I am with Gould on this one, I like the old museums, that featured collections of stuff, much better than the new museums and the remodeled Smithsonian is a new type of museum. One of the things I was especially interested in on my return visit to Washington was the Smithsonian Railroad Collection that I had heard about. But – when I was there, I hope it has changed – there were only two engines, beautifully restored but, come on, only two engines! The Evergreen Museum is old school with airplanes jammed everywhere.
Michele in front of a French Blériot XI with a Curtiss Model D behind, on the right is a Quickie Q2 designed by the great Burt Rutan, all under the The Spruce Goose
Great planes, famous planes, most of which I haven’t seen before. There are German and British planes of the kind that fought in the Battle of Britain, the Supermarine Spitfire and the Messerschmitt Bf 109,
and there is the ultimate WWII fighter, the mighty Messerschmitt Me 262 Schwalbe which was the world’s first operational jet with a top speed of 530 mph.
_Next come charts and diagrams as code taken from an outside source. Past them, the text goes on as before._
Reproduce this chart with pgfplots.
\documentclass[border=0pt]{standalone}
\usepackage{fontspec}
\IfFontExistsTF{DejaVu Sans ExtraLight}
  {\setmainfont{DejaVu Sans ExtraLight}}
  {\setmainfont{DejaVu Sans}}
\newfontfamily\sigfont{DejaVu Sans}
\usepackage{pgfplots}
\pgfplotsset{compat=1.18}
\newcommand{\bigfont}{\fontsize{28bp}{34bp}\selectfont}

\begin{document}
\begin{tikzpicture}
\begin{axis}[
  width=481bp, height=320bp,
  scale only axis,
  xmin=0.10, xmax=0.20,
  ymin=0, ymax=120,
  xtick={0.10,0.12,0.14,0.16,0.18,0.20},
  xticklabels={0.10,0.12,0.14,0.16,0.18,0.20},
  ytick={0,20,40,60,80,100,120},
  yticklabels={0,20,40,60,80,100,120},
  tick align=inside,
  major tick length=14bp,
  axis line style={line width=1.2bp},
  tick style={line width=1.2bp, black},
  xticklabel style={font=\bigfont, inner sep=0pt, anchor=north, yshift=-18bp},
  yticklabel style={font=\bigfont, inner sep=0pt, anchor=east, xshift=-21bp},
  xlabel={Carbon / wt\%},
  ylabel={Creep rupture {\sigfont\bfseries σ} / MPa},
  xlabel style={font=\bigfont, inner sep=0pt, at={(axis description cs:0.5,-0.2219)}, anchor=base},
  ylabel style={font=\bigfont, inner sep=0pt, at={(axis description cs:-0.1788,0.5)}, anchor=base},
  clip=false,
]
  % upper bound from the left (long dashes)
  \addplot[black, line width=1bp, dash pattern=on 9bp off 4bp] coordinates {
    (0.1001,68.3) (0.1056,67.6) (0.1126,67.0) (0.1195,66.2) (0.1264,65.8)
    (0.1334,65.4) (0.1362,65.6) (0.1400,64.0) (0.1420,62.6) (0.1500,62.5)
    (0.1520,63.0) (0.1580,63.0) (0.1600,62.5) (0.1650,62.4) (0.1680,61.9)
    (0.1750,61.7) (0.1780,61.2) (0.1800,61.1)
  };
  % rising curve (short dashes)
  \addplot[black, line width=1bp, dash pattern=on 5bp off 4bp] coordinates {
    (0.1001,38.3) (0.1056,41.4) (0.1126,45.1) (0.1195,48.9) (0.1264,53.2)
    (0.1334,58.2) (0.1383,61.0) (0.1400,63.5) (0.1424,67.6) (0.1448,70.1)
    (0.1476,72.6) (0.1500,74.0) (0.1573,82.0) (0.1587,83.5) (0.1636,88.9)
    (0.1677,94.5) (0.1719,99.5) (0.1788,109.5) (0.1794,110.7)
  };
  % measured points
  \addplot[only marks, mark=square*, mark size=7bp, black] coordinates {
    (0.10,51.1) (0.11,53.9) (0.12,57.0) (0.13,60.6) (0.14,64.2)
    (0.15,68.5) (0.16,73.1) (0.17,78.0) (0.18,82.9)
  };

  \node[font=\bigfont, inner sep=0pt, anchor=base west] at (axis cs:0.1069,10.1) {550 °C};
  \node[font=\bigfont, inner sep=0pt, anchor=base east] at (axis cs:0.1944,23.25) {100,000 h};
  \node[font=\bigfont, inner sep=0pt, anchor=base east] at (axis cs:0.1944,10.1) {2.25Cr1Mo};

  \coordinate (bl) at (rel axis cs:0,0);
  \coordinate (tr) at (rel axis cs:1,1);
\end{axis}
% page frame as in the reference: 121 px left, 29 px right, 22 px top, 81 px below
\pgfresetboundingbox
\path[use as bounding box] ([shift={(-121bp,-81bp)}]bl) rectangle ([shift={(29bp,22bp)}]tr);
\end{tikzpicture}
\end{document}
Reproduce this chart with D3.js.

I was surprised to read that the Germans actually built 1,430 of these planes but there are not many left and this is actually a recreation (accurate enough so that the factory gave it an authorized serial number).
There is a real Lockheed SR-71 Blackbird that can fly at 2100 miles an hour at 85,000 feet and once flew from Los Angeles to Washington, D.C., in 64 minutes and 20 seconds.
behind that is a Lockheed F-104 Starfighter in NASA livery.
There are even drones, featuring a Northrop Grumman RQ-4 Global Hawk, unironically posed above us with a backdrop of an American flag.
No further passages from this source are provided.